A while back, my girls were talking with some of our friends about rules.

“Rules are necessary!” someone said. “How else will children do what is right and avoid what is wrong? How else can parents keep them safe? You can’t bring up kids properly without rules.”

Instead of protesting, Charlotte asked, “Do you think I turned out okay?” Everyone nodded before she added, “I was brought up without rules. Mum never makes rules for any of us.”

So what do you think? Whether you agree or disagree with me, I’d love to hear your thoughts!

 

Sue Elvis

I'm an Australian blogger, podcaster, and Youtuber. I write and speak about unschooling, parenting and family life. I'm also the author of the unschooling books 'Curious Unschoolers', 'Radical Unschool Love' and ‘The Unschool Challenge’. You'll find them on Amazon!

8 Comments

  1. Yes! I was brought up without a curfew but some friends had strict curfews. My brothers and I just gave our parents a time that we planned to be home depending on the activity. I think it worked pretty well. I think making strict rules might push some kids to rebel when they wouldn’t normally. Maybe because it feels like a lost cause to be good if they will always be treated suspiciously no matter what they actually do.

    • Venisa,

      It sounds like you had a good relationship with your parents while you were growing up. Not having strict rules seems to have worked out for you. Maybe your parents understand and are supportive of your unschooling?

  2. I agree Sue. We don’t have a lot of rules and my girls are awesome! They are pretty trustworthy and we have a very open and honest dialogue in our house. I see friends who have such strict rules for their kids because they ‘can’t trust them’ and I always wonder if it’s because they don’t show they trust them that that might why they actually can’t … if that makes sense.

    • Lisa,

      Your girls certainly are awesome! I miss reading about their adventures on your blog. Your last post was almost two years ago! I wonder if you ever miss blogging.

      Oh yes, you make perfect sense. I think when we are willing to trust kids, they want to live up to that trust. I remember Sophie saying something along those lines in an interview once. It’s a good feeling to be trusted!

  3. We never had hard fast rules raising our children.
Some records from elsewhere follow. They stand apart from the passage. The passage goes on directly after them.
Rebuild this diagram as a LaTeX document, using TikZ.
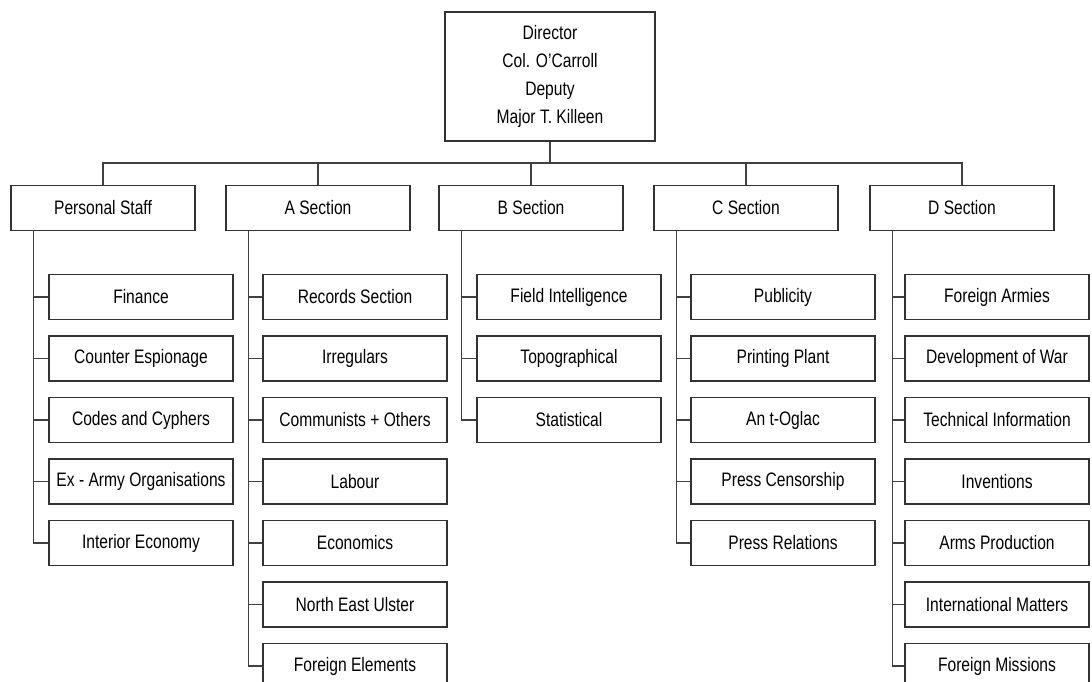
\documentclass[tikz,border=0pt]{standalone}
\usepackage{fontspec}
\setmainfont{Liberation Sans}[FakeStretch=0.8]
\usetikzlibrary{calc}

\begin{document}
\begin{tikzpicture}[x=1pt, y=-1pt,
	box/.style={draw=black!80, line width=1.3pt, fill=white, minimum width=184pt, minimum height=45pt, inner sep=0pt, font=\fontsize{19.5}{28}\selectfont, text=black},
	link/.style={draw=black!75, line width=1.3pt}]
			%%%%% START %%%%%
			
			\useasboundingbox (0,0) rectangle (1092,681);
			
			\node[box, minimum width=210pt, minimum height=129pt, align=center] (dir) at (550,76.5) {Director\\Col. O'Carroll\\Deputy\\Major T. Killeen};
			
			\node[box] (ps) at (103,208) {Personal Staff};
			\node[box] (asec) at (318,208) {A Section};
			\node[box] (bsec) at (531,208) {B Section};
			\node[box] (csec) at (746,208) {C Section};
			\node[box] (dsec) at (962,208) {D Section};
			
			\coordinate (bus) at (550,163);
			\draw[link] (dir.south) -- (bus);
			\draw[link] (ps.north) |- (bus) -| (dsec.north);
			\draw[link] (asec.north) -- (asec.north |- bus);
			\draw[link] (bsec.north) -- (bsec.north |- bus);
			\draw[link] (csec.north) -- (csec.north |- bus);
			
			\node[box] (ps1) at (141,297) {Finance};
			\node[box] (ps2) at (141,358.5) {Counter Espionage};
			\node[box] (ps3) at (141,420) {Codes and Cyphers};
			\node[box] (ps4) at (141,481.5) {Ex - Army Organisations};
			\node[box] (ps5) at (141,543) {Interior Economy};
			
			\node[box] (a1) at (355,297) {Records Section};
			\node[box] (a2) at (355,358.5) {Irregulars};
			\node[box] (a3) at (355,420) {Communists + Others};
			\node[box] (a4) at (355,481.5) {Labour};
			\node[box] (a5) at (355,543) {Economics};
			\node[box] (a6) at (355,604.5) {North East Ulster};
			\node[box] (a7) at (355,666) {Foreign Elements};
			
			\node[box] (b1) at (569,297) {Field Intelligence};
			\node[box] (b2) at (569,358.5) {Topographical};
			\node[box] (b3) at (569,420) {Statistical};
			
			\node[box] (c1) at (783,297) {Publicity};
			\node[box] (c2) at (783,358.5) {Printing Plant};
			\node[box] (c3) at (783,420) {An t-Oglac};
			\node[box] (c4) at (783,481.5) {Press Censorship};
			\node[box] (c5) at (783,543) {Press Relations};
			
			\node[box] (d1) at (997,297) {Foreign Armies};
			\node[box] (d2) at (997,358.5) {Development of War};
			\node[box] (d3) at (997,420) {Technical Information};
			\node[box] (d4) at (997,481.5) {Inventions};
			\node[box] (d5) at (997,543) {Arms Production};
			\node[box] (d6) at (997,604.5) {International Matters};
			\node[box] (d7) at (997,666) {Foreign Missions};
			
			\coordinate (psspine) at ([xshift=23pt]ps.south west);
			\coordinate (aspine) at ([xshift=23pt]asec.south west);
			\coordinate (bspine) at ([xshift=23pt]bsec.south west);
			\coordinate (cspine) at ([xshift=23pt]csec.south west);
			\coordinate (dspine) at ([xshift=23pt]dsec.south west);
			
			\draw[link] (psspine) |- (ps1.west);
			\draw[link] (psspine) |- (ps2.west);
			\draw[link] (psspine) |- (ps3.west);
			\draw[link] (psspine) |- (ps4.west);
			\draw[link] (psspine) |- (ps5.west);
			
			\draw[link] (aspine) |- (a1.west);
			\draw[link] (aspine) |- (a2.west);
			\draw[link] (aspine) |- (a3.west);
			\draw[link] (aspine) |- (a4.west);
			\draw[link] (aspine) |- (a5.west);
			\draw[link] (aspine) |- (a6.west);
			\draw[link] (aspine) |- (a7.west);
			
			\draw[link] (bspine) |- (b1.west);
			\draw[link] (bspine) |- (b2.west);
			\draw[link] (bspine) |- (b3.west);
			
			\draw[link] (cspine) |- (c1.west);
			\draw[link] (cspine) |- (c2.west);
			\draw[link] (cspine) |- (c3.west);
			\draw[link] (cspine) |- (c4.west);
			\draw[link] (cspine) |- (c5.west);
			
			\draw[link] (dspine) |- (d1.west);
			\draw[link] (dspine) |- (d2.west);
			\draw[link] (dspine) |- (d3.west);
			\draw[link] (dspine) |- (d4.west);
			\draw[link] (dspine) |- (d5.west);
			\draw[link] (dspine) |- (d6.west);
			\draw[link] (dspine) |- (d7.west);
			
			%%%%% END %%%%%
\end{tikzpicture}
\end{document}
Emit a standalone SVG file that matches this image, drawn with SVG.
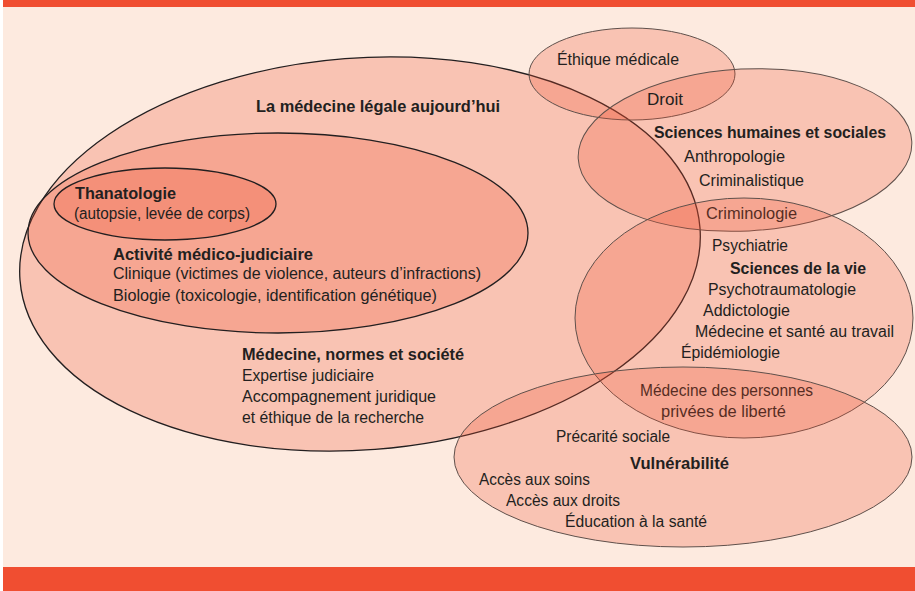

They always had a tendency to make good choices probably by the way. My husband and i set for them. Not saying they’re perfect. And definitely not saying that they’ve never made any bad decisions but as a whole our children all four of them live their lives and what we would consider pleasing to their parents and pleasing to God.

    • Nancy,

      None of us is perfect. Yes, as long as we’re trying to live lives that are pleasing to God, that’s all that matters. Maybe our example is more important than lots of strict rules. I always love hearing about your family. Thank you for sharing!

  4. I’ve definitely had challenges with my kids, but something that has worked well for me is to take the time when they make a mistake and use it as a learning opportunity.

    I went to a site called http://www.preparemykid.com and they have a video that talks about how to teach kids life skills…

    In essence, I find out what mistake they’ve made; I often share a story about how I struggled with it; I relate why it’s important to something my kids find important; and then I let my kids talk about how they would do something different and we have a discussion.

    I’ve learned more about my two boys in the last 8 months than I thought possible!

    • Estelle,

      I also share stories of my mistakes and struggles with my kids! Having empathy with them really opens up the way for some good discussions. Thank you so much for sharing what is working for you and your boys. And thank you for the link. ‘… tools for connecting with your kids…’ That sounds interesting!